• _AIM OF THE EXERCISE_
Reproduce, exactly and in full, the lines from the one with "Clone this chart in D3.js." through the one with "var height = svgHeight" in the data below; drop pictures.

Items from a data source
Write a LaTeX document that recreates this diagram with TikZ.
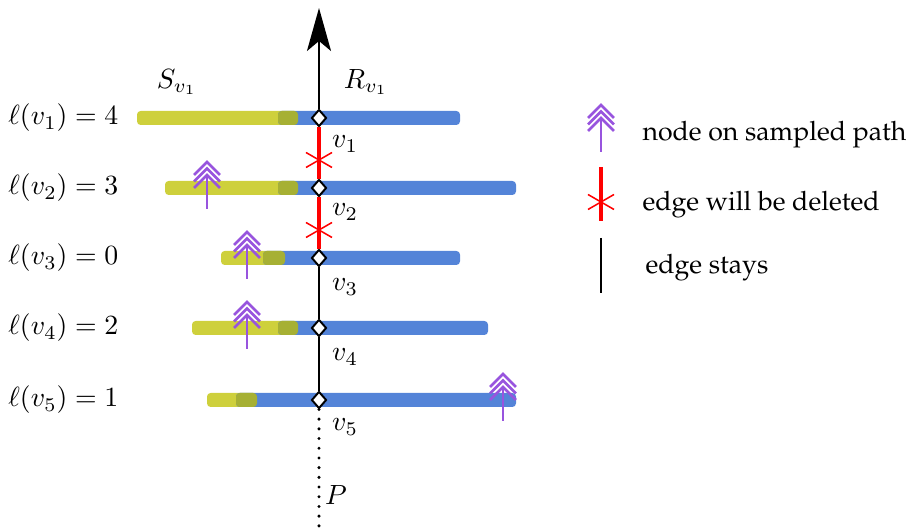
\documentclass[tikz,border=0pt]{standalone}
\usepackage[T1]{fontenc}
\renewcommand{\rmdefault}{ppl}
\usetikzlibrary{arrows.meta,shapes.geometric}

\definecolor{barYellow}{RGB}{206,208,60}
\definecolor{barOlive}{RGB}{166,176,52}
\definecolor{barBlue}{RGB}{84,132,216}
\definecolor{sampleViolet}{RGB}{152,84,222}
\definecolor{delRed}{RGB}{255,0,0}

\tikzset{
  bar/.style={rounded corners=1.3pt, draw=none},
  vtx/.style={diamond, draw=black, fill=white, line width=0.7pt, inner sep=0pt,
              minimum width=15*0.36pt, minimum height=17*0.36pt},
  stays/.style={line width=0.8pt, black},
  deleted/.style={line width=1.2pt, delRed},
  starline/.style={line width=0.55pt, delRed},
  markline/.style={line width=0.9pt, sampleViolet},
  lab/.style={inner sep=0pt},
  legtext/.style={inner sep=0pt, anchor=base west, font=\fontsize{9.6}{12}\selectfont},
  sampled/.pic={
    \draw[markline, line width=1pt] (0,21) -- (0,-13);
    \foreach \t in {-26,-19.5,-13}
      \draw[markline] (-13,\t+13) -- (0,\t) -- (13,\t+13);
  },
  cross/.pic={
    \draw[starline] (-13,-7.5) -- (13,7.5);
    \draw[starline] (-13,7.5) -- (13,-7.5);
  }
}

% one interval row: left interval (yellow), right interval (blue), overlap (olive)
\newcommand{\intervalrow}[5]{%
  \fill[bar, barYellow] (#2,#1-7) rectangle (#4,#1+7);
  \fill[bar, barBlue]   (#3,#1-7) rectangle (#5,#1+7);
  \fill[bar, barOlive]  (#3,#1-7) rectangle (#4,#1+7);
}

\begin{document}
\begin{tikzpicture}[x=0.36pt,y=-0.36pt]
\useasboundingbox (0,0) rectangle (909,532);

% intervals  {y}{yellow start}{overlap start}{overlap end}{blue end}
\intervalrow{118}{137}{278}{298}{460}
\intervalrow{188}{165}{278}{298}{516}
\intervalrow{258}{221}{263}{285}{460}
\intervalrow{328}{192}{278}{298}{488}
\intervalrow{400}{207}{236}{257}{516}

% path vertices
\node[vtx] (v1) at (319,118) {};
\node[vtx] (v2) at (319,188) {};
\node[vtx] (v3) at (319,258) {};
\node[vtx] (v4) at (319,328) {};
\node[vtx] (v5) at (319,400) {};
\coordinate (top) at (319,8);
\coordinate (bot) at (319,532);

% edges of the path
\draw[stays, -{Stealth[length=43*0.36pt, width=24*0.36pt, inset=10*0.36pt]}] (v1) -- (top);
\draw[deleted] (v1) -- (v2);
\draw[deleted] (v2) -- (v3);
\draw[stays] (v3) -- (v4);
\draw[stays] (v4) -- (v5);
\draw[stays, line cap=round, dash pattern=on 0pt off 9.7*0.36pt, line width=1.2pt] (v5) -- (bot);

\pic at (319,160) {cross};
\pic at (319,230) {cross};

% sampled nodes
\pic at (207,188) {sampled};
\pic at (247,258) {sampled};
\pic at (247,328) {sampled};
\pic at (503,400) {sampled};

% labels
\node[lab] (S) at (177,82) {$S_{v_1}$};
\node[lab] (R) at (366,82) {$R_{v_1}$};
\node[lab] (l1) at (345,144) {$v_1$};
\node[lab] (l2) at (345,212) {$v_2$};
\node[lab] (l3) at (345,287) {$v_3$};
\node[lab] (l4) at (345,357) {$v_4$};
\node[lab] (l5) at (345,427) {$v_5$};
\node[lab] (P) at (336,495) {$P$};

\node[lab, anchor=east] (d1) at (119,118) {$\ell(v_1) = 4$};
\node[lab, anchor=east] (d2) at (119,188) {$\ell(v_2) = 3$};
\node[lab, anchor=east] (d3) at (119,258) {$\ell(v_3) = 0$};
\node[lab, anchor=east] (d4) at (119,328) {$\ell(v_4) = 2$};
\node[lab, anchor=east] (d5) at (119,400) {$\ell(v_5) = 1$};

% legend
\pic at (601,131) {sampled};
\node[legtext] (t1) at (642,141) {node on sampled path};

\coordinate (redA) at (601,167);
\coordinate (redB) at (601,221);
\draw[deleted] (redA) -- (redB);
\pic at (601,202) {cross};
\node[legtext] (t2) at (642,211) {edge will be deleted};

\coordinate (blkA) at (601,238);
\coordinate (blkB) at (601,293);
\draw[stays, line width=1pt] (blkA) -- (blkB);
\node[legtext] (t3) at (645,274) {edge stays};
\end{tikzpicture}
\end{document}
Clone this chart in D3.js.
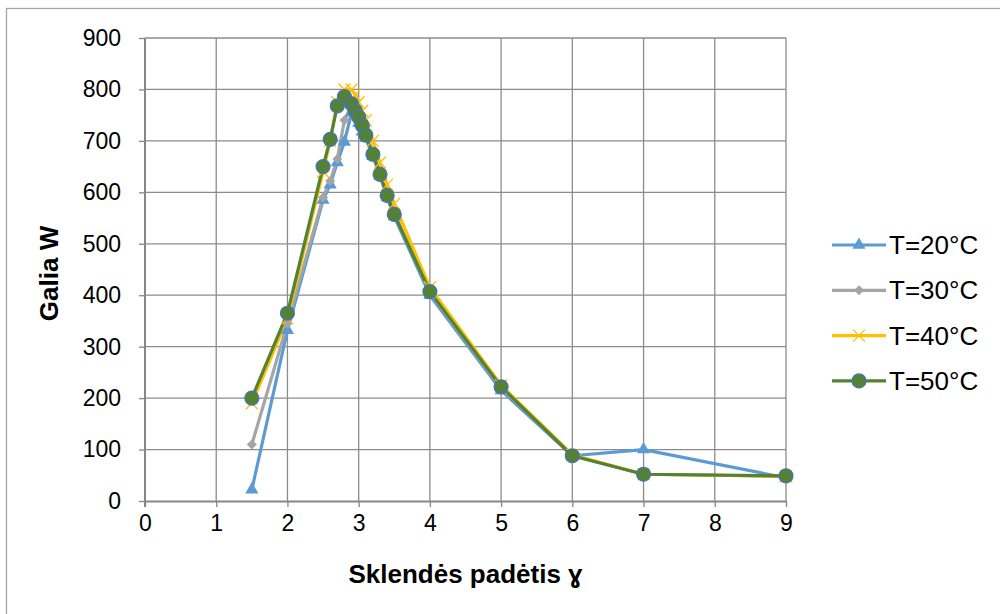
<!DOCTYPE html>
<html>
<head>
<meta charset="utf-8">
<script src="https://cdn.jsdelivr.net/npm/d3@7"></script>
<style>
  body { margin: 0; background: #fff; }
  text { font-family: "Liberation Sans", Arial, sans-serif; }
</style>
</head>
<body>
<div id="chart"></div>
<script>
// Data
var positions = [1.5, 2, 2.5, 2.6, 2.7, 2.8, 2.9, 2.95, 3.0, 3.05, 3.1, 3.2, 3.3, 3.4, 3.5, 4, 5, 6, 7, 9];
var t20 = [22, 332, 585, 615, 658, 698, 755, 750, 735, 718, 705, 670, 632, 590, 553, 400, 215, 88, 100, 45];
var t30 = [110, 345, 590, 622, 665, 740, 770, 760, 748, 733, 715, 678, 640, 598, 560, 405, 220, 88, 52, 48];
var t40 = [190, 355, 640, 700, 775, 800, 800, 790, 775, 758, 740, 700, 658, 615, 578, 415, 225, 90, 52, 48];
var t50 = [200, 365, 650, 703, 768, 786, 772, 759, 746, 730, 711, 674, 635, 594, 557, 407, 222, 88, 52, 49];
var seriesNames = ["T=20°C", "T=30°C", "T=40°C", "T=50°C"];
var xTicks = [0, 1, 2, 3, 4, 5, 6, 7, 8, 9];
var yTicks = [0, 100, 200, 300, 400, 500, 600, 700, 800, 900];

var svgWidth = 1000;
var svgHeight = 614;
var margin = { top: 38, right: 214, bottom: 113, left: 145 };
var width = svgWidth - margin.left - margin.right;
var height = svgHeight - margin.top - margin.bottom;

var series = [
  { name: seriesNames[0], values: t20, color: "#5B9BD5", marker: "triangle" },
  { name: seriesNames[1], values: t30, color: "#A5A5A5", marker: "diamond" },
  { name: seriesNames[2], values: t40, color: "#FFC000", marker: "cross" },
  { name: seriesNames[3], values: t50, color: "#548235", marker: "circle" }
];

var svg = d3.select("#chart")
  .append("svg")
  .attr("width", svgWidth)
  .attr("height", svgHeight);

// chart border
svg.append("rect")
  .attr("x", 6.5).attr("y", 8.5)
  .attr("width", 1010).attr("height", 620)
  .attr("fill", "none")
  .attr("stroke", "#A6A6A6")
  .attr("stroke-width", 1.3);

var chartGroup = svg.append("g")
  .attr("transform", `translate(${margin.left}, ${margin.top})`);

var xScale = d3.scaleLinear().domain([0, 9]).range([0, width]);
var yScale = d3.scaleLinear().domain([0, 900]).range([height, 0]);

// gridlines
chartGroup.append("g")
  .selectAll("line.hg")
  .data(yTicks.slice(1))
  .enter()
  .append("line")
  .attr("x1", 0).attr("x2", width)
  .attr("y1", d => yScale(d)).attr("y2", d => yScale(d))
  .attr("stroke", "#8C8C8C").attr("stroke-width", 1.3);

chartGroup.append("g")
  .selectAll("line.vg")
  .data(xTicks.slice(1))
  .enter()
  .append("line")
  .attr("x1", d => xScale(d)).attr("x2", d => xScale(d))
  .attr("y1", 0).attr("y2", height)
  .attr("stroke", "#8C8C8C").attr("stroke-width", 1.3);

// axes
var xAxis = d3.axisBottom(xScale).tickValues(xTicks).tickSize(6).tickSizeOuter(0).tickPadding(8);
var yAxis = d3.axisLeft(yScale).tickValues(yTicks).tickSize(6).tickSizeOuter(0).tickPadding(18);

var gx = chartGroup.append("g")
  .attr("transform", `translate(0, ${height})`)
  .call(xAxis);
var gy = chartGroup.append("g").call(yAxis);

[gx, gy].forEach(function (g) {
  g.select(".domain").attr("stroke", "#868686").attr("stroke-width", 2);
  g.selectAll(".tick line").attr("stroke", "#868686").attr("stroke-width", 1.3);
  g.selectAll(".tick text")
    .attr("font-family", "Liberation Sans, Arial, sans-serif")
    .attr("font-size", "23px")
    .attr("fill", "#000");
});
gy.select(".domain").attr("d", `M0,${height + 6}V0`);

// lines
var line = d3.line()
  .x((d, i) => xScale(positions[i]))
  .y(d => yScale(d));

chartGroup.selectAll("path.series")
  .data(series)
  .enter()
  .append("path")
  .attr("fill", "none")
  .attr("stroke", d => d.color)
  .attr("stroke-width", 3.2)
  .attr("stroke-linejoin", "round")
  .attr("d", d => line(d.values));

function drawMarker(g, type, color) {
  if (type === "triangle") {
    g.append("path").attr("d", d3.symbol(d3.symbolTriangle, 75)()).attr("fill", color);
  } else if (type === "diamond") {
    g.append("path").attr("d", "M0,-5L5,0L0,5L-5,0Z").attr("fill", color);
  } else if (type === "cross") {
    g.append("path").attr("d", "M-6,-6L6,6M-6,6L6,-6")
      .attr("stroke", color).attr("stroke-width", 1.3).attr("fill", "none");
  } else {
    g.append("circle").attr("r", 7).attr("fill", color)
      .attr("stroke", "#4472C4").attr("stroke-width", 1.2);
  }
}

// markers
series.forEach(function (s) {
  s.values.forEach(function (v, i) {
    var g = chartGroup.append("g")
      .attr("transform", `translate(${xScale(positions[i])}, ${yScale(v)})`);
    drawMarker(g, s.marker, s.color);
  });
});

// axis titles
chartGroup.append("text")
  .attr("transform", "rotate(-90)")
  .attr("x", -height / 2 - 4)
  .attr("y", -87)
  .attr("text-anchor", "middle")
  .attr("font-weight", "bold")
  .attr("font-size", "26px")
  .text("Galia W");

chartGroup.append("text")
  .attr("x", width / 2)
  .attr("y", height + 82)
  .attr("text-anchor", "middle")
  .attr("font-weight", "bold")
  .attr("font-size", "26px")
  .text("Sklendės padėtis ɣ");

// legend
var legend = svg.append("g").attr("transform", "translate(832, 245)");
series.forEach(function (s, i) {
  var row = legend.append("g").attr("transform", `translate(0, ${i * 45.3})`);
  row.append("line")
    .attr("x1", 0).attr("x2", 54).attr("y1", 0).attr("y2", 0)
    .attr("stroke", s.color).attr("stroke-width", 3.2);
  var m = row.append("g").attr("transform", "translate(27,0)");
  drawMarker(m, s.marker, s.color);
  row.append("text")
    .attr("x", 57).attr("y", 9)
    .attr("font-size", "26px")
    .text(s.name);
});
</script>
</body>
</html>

• _TASK RESPONSE_
Clone this chart in D3.js.
<!DOCTYPE html>
<html>
<head>
<meta charset="utf-8">
<script src="https://cdn.jsdelivr.net/npm/d3@7"></script>
<style>
  body { margin: 0; background: #fff; }
  text { font-family: "Liberation Sans", Arial, sans-serif; }
</style>
</head>
<body>
<div id="chart"></div>
<script>
// Data
var positions = [1.5, 2, 2.5, 2.6, 2.7, 2.8, 2.9, 2.95, 3.0, 3.05, 3.1, 3.2, 3.3, 3.4, 3.5, 4, 5, 6, 7, 9];
var t20 = [22, 332, 585, 615, 658, 698, 755, 750, 735, 718, 705, 670, 632, 590, 553, 400, 215, 88, 100, 45];
var t30 = [110, 345, 590, 622, 665, 740, 770, 760, 748, 733, 715, 678, 640, 598, 560, 405, 220, 88, 52, 48];
var t40 = [190, 355, 640, 700, 775, 800, 800, 790, 775, 758, 740, 700, 658, 615, 578, 415, 225, 90, 52, 48];
var t50 = [200, 365, 650, 703, 768, 786, 772, 759, 746, 730, 711, 674, 635, 594, 557, 407, 222, 88, 52, 49];
var seriesNames = ["T=20°C", "T=30°C", "T=40°C", "T=50°C"];
var xTicks = [0, 1, 2, 3, 4, 5, 6, 7, 8, 9];
var yTicks = [0, 100, 200, 300, 400, 500, 600, 700, 800, 900];

var svgWidth = 1000;
var svgHeight = 614;
var margin = { top: 38, right: 214, bottom: 113, left: 145 };
var width = svgWidth - margin.left - margin.right;
var height = svgHeight - margin.top - margin.bottom;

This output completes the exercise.